Set task: Quote each line of the material verbatim, without the pictures.
··· Data provided
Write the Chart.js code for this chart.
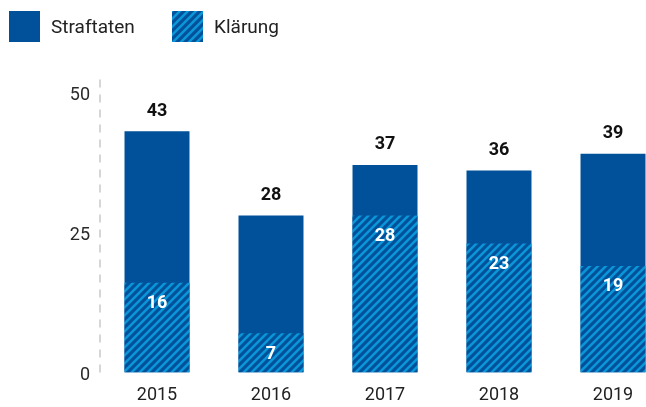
<!DOCTYPE html>
<html>
<head>
<meta charset="utf-8">
<script src="https://cdn.jsdelivr.net/npm/chart.js@4/dist/chart.umd.min.js"></script>
<style>
  html, body { margin: 0; padding: 0; background: #fff; overflow: hidden; }
  #wrap { position: relative; width: 680px; height: 407px; }
  .leg { position: absolute; display: flex; align-items: center; font-family: Roboto, sans-serif; font-size: 19px; color: #222; height: 31px; }
  .leg canvas { width: 31px; height: 31px; margin-right: 11px; display: block; }
</style>
</head>
<body>
<div id="wrap">
  <canvas id="chart"></canvas>
  <div class="leg" style="left:9px; top:11px;"><canvas id="lg0" width="31" height="31"></canvas><span>Straftaten</span></div>
  <div class="leg" style="left:172px; top:11px;"><canvas id="lg1" width="31" height="31"></canvas><span>Klärung</span></div>
</div>
<script>
const categories = ['2015', '2016', '2017', '2018', '2019'];
const straftaten = [43, 28, 37, 36, 39];
const klaerung = [16, 7, 28, 23, 19];
const yTicks = [0, 25, 50];
const seriesNames = ['Straftaten', 'Klärung'];

const DARK = '#00519a';
const LIGHT = '#0a96d8';

function makePattern(ctx) {
  const c = document.createElement('canvas');
  c.width = 8; c.height = 8;
  const p = c.getContext('2d');
  p.fillStyle = DARK;
  p.fillRect(0, 0, 8, 8);
  p.strokeStyle = LIGHT;
  p.lineWidth = 2.6;
  p.beginPath();
  p.moveTo(-1, 9); p.lineTo(9, -1);
  p.moveTo(-5, 5); p.lineTo(5, -5);
  p.moveTo(3, 13); p.lineTo(13, 3);
  p.stroke();
  return ctx.createPattern(c, 'repeat');
}

const mainCtx = document.getElementById('chart').getContext('2d');
const hatch = makePattern(mainCtx);

// legend boxes
const l0 = document.getElementById('lg0').getContext('2d');
l0.fillStyle = DARK; l0.fillRect(0, 0, 31, 31);
const l1 = document.getElementById('lg1').getContext('2d');
l1.fillStyle = makePattern(l1); l1.fillRect(0, 0, 31, 31);

const axisLinePlugin = {
  id: 'dashedAxis',
  beforeDatasetsDraw(chart) {
    const ctx = chart.ctx;
    const a = chart.chartArea;
    ctx.save();
    ctx.strokeStyle = '#d6d6d6';
    ctx.lineWidth = 2;
    ctx.setLineDash([8, 7]);
    ctx.beginPath();
    ctx.moveTo(a.left, a.bottom);
    ctx.lineTo(a.left, a.top);
    ctx.stroke();
    ctx.restore();
  }
};

const labelPlugin = {
  id: 'valueLabels',
  afterDatasetsDraw(chart) {
    const ctx = chart.ctx;
    ctx.save();
    ctx.textAlign = 'center';
    ctx.textBaseline = 'middle';
    ctx.font = 'bold 18px Roboto, sans-serif';
    chart.data.datasets.forEach((ds, i) => {
      const meta = chart.getDatasetMeta(i);
      meta.data.forEach((bar, j) => {
        const v = ds.data[j];
        if (i === 0) {
          ctx.fillStyle = '#111';
          ctx.fillText(String(v), bar.x, bar.y - 20);
        } else {
          ctx.fillStyle = '#ffffff';
          ctx.fillText(String(v), bar.x, bar.y + 21);
        }
      });
    });
    ctx.restore();
  }
};

Chart.defaults.font.family = 'Roboto, sans-serif';
Chart.defaults.font.size = 18;
Chart.defaults.color = '#222';

new Chart(mainCtx, {
  type: 'bar',
  data: {
    labels: categories,
    datasets: [
      { label: seriesNames[0], data: straftaten, backgroundColor: DARK, order: 2,
        grouped: false, barPercentage: 0.57, categoryPercentage: 1 },
      { label: seriesNames[1], data: klaerung, backgroundColor: hatch, order: 1,
        grouped: false, barPercentage: 0.57, categoryPercentage: 1 }
    ]
  },
  options: {
    responsive: true,
    maintainAspectRatio: false,
    animation: false,
    layout: { padding: { top: 78, right: 10, left: 0, bottom: 0 } },
    plugins: { legend: { display: false }, tooltip: { enabled: false } },
    scales: {
      x: {
        grid: { display: false, drawTicks: false },
        border: { display: false },
        ticks: { padding: 12, color: '#222', font: { size: 18 } },
        afterFit(s) { s.height = 34.5; }
      },
      y: {
        min: 0, max: 52.5,
        grid: { display: false, drawTicks: false },
        border: { display: false },
        ticks: { padding: 10, labelOffset: 3, color: '#2a2a2a', font: { size: 18 } },
        afterBuildTicks(s) { s.ticks = yTicks.map(v => ({ value: v })); },
        afterFit(s) { s.width = 100; }
      }
    }
  },
  plugins: [axisLinePlugin, labelPlugin]
});
</script>
</body>
</html>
······
Written solution:
Write the Chart.js code for this chart.
<!DOCTYPE html>
<html>
<head>
<meta charset="utf-8">
<script src="https://cdn.jsdelivr.net/npm/chart.js@4/dist/chart.umd.min.js"></script>
<style>
  html, body { margin: 0; padding: 0; background: #fff; overflow: hidden; }
  #wrap { position: relative; width: 680px; height: 407px; }
  .leg { position: absolute; display: flex; align-items: center; font-family: Roboto, sans-serif; font-size: 19px; color: #222; height: 31px; }
  .leg canvas { width: 31px; height: 31px; margin-right: 11px; display: block; }
</style>
</head>
<body>
<div id="wrap">
  <canvas id="chart"></canvas>
  <div class="leg" style="left:9px; top:11px;"><canvas id="lg0" width="31" height="31"></canvas><span>Straftaten</span></div>
  <div class="leg" style="left:172px; top:11px;"><canvas id="lg1" width="31" height="31"></canvas><span>Klärung</span></div>
</div>
<script>
const categories = ['2015', '2016', '2017', '2018', '2019'];
const straftaten = [43, 28, 37, 36, 39];
const klaerung = [16, 7, 28, 23, 19];
const yTicks = [0, 25, 50];
const seriesNames = ['Straftaten', 'Klärung'];

const DARK = '#00519a';
const LIGHT = '#0a96d8';

function makePattern(ctx) {
  const c = document.createElement('canvas');
  c.width = 8; c.height = 8;
  const p = c.getContext('2d');
  p.fillStyle = DARK;
  p.fillRect(0, 0, 8, 8);
  p.strokeStyle = LIGHT;
  p.lineWidth = 2.6;
  p.beginPath();
  p.moveTo(-1, 9); p.lineTo(9, -1);
  p.moveTo(-5, 5); p.lineTo(5, -5);
  p.moveTo(3, 13); p.lineTo(13, 3);
  p.stroke();
  return ctx.createPattern(c, 'repeat');
}

const mainCtx = document.getElementById('chart').getContext('2d');
const hatch = makePattern(mainCtx);

// legend boxes
const l0 = document.getElementById('lg0').getContext('2d');
l0.fillStyle = DARK; l0.fillRect(0, 0, 31, 31);
const l1 = document.getElementById('lg1').getContext('2d');
l1.fillStyle = makePattern(l1); l1.fillRect(0, 0, 31, 31);

const axisLinePlugin = {
  id: 'dashedAxis',
  beforeDatasetsDraw(chart) {
    const ctx = chart.ctx;
    const a = chart.chartArea;
    ctx.save();
    ctx.strokeStyle = '#d6d6d6';
    ctx.lineWidth = 2;
    ctx.setLineDash([8, 7]);
    ctx.beginPath();
    ctx.moveTo(a.left, a.bottom);
    ctx.lineTo(a.left, a.top);
    ctx.stroke();
    ctx.restore();
  }
};

const labelPlugin = {
  id: 'valueLabels',
  afterDatasetsDraw(chart) {
    const ctx = chart.ctx;
    ctx.save();
    ctx.textAlign = 'center';
    ctx.textBaseline = 'middle';
    ctx.font = 'bold 18px Roboto, sans-serif';
    chart.data.datasets.forEach((ds, i) => {
      const meta = chart.getDatasetMeta(i);
      meta.data.forEach((bar, j) => {
        const v = ds.data[j];
        if (i === 0) {
          ctx.fillStyle = '#111';
          ctx.fillText(String(v), bar.x, bar.y - 20);
        } else {
          ctx.fillStyle = '#ffffff';
          ctx.fillText(String(v), bar.x, bar.y + 21);
        }
      });
    });
    ctx.restore();
  }
};

Chart.defaults.font.family = 'Roboto, sans-serif';
Chart.defaults.font.size = 18;
Chart.defaults.color = '#222';

new Chart(mainCtx, {
  type: 'bar',
  data: {
    labels: categories,
    datasets: [
      { label: seriesNames[0], data: straftaten, backgroundColor: DARK, order: 2,
        grouped: false, barPercentage: 0.57, categoryPercentage: 1 },
      { label: seriesNames[1], data: klaerung, backgroundColor: hatch, order: 1,
        grouped: false, barPercentage: 0.57, categoryPercentage: 1 }
    ]
  },
  options: {
    responsive: true,
    maintainAspectRatio: false,
    animation: false,
    layout: { padding: { top: 78, right: 10, left: 0, bottom: 0 } },
    plugins: { legend: { display: false }, tooltip: { enabled: false } },
    scales: {
      x: {
        grid: { display: false, drawTicks: false },
        border: { display: false },
        ticks: { padding: 12, color: '#222', font: { size: 18 } },
        afterFit(s) { s.height = 34.5; }
      },
      y: {
        min: 0, max: 52.5,
        grid: { display: false, drawTicks: false },
        border: { display: false },
        ticks: { padding: 10, labelOffset: 3, color: '#2a2a2a', font: { size: 18 } },
        afterBuildTicks(s) { s.ticks = yTicks.map(v => ({ value: v })); },
        afterFit(s) { s.width = 100; }
      }
    }
  },
  plugins: [axisLinePlugin, labelPlugin]
});
</script>
</body>
</html>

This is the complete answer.